Bizi bu büyük endişe ve umutsuzluk ortamından yine; birlik, beraberlik ruhu kurtarabilir. Suçlu aramak yerine, ihtiyacımız olan birlik beraberliği sağlamak hepimizin görevidir. Güzel ülkemin insanlarının bunu başaracaklarına, çocuklarımıza, gençlerimize yine, huzurlu, dingin, güçlü bir Türkiye bırakacaklarına inanıyorum.
Şiddete dayalı hiçbir eylemi kabul etmek ve hoş görmek mümkün değildir.
Şiddete başvurmadan demokratik yollarla mücadele eden, her türlü fikre hoşgörü ile yaklaşılması gerekir.. Herkesin kendi fikrini ifade etmesi kadar normal bir şey yoktur..
Siz bir fikre katılırsınız veya katılmazsınız bu ayrı bir konudur.
Katılırsanız bir parti varsa desteklersiniz oy verirsiniz içinde olursunuz. Katılmazsanız da oy vermezsiniz, desteklemezsiniz, yanında olmazsınız. Fikirlerin, düşüncelerin bugün şiddete başvurmadan demokratik alan içerisinde yapılması taraftarıyım..
Dolayısıyla şiddete dayalı hiçbir eylemi kabul etmek ve hoş görmek mümkün değildir. Bu tür saldırılar hiçbir şekilde tasvip edilemez.
Bazı siyasi partilerin bu saldırılar karşısında açıklama yapmaması, tepki göstermemesi maalesef yanlıştır..
Ve aklımıza şu soru gelmektedir..
Bu siyasi partiler siyasi ve ideolojik vesayet altındamıdır.
Geçmişi unutmamalı insan.
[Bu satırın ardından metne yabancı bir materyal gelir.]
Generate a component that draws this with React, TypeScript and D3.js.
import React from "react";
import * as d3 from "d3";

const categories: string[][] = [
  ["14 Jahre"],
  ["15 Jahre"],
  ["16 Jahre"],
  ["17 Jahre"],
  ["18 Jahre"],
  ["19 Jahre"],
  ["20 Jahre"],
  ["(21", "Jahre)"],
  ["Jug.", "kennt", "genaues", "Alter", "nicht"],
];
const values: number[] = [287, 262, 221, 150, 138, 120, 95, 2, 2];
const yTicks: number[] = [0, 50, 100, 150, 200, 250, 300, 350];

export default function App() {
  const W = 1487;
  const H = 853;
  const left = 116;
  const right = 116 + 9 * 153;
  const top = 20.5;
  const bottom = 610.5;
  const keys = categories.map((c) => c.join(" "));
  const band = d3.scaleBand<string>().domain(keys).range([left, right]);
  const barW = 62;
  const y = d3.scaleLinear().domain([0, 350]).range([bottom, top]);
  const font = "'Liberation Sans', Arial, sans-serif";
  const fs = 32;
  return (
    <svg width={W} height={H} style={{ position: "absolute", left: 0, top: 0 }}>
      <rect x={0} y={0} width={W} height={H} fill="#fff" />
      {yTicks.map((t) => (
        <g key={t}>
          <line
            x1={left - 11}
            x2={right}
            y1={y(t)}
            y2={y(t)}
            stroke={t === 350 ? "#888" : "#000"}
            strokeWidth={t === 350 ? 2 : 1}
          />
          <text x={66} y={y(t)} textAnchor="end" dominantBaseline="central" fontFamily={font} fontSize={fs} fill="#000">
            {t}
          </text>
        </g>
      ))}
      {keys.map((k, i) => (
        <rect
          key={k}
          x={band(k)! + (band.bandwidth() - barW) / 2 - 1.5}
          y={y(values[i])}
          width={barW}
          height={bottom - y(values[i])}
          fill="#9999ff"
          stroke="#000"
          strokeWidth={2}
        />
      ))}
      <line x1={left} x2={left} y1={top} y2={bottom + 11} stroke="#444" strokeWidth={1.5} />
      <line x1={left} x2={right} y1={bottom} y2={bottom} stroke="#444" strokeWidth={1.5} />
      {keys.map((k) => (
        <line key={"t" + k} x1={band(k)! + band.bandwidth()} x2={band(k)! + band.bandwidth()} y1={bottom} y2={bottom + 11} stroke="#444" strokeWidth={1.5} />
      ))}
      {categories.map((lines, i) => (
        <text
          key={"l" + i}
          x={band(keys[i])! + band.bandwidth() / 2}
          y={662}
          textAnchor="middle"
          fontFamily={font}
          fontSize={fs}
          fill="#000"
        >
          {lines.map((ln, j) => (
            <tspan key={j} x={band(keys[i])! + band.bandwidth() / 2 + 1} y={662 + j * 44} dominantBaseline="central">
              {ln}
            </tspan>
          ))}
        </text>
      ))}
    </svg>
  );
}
Yük teknelerini, kağnı gıcırtılarını, ince çarıklı, çoğu zaman yalınayak kadınları, “İstiklâl Yolu”nda bebesini karakışa kurban verenleri. Ege’de Çete Ayşe’yi, Gökçen Efe’yi, Erzurum’da Nene Hatun’u, Kara Fatmaları... Gaziantebimizde .Karayılanları, Şahinbeyleri ve daha nicelerini.
Yolu izi olmayan coğrafyaları, Kurtuluş Savaşı’na ihanet edenleri.
İnsanlık acı çekmektedir. Savaşlarda, kırgınlıklarda, ötekileştirmelerde, öfkede. Oysaki savaşın kazananı olmaz. Ne öfkenin, ne kırgınlığın ne de ötekileştirmenin kimseye bir faydası yok. Kırıp dökmenin, yakıp yıkmanın, yok etmenin kime ne faydası var? İnsanın içinde barışa yol olmalı, umut olmalı. En kötü barış bile savaşlardan, kırgınlıklardan, öfkeden iyidir. Öfke ve kin, kendi iç savaşını yapar insanda. Mantığı yok sayar, uzaklaştırır.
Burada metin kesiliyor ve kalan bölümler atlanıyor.